*Your task*. Write out the records word for word, with no pictures.

*Raw data*.
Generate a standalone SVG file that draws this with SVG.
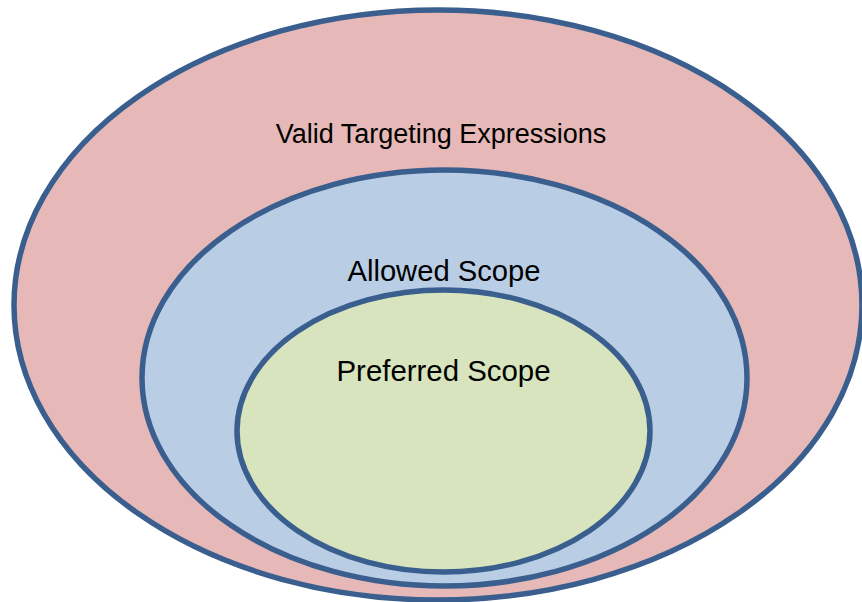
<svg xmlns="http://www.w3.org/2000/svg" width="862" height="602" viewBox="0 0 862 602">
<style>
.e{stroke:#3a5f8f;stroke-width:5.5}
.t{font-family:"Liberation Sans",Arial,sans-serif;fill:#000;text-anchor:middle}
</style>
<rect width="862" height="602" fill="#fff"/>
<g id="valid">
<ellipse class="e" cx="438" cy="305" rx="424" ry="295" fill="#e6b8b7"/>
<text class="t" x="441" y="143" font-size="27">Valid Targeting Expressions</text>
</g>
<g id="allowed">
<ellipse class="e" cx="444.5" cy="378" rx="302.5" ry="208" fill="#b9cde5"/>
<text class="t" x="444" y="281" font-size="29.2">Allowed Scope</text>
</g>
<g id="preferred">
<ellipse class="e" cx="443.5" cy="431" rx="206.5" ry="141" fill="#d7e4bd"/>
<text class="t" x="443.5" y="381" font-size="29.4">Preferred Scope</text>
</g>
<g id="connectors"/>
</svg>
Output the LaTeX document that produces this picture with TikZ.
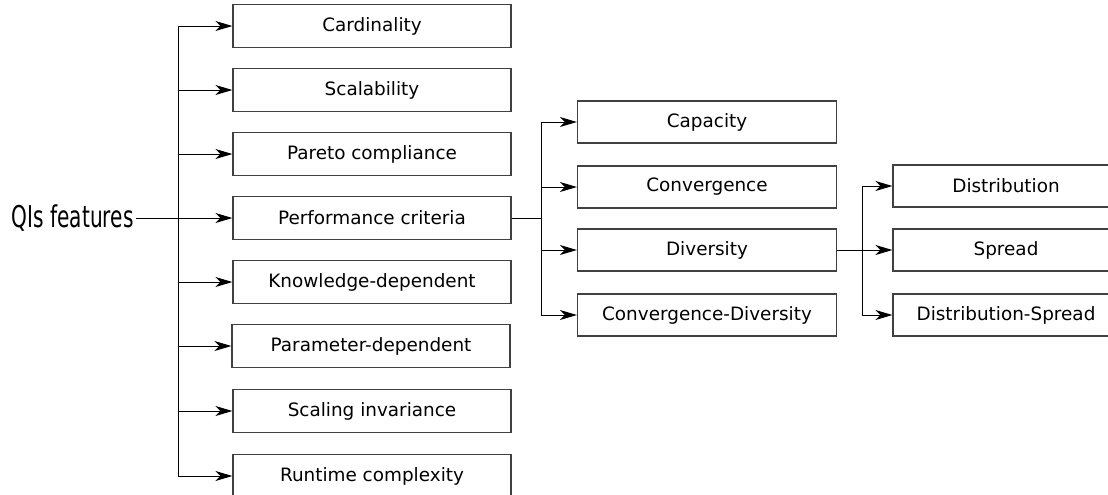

*Response*.
Generate a standalone SVG file that draws this with SVG.
<svg xmlns="http://www.w3.org/2000/svg" width="862" height="602" viewBox="0 0 862 602">
<style>
.e{stroke:#3a5f8f;stroke-width:5.5}
.t{font-family:"Liberation Sans",Arial,sans-serif;fill:#000;text-anchor:middle}
</style>
<rect width="862" height="602" fill="#fff"/>
<g id="valid">
<ellipse class="e" cx="438" cy="305" rx="424" ry="295" fill="#e6b8b7"/>
<text class="t" x="441" y="143" font-size="27">Valid Targeting Expressions</text>
</g>
<g id="allowed">
<ellipse class="e" cx="444.5" cy="378" rx="302.5" ry="208" fill="#b9cde5"/>
<text class="t" x="444" y="281" font-size="29.2">Allowed Scope</text>
</g>
<g id="preferred">
<ellipse class="e" cx="443.5" cy="431" rx="206.5" ry="141" fill="#d7e4bd"/>
<text class="t" x="443.5" y="381" font-size="29.4">Preferred Scope</text>
</g>
<g id="connectors"/>
</svg>
Output the LaTeX document that produces this picture with TikZ.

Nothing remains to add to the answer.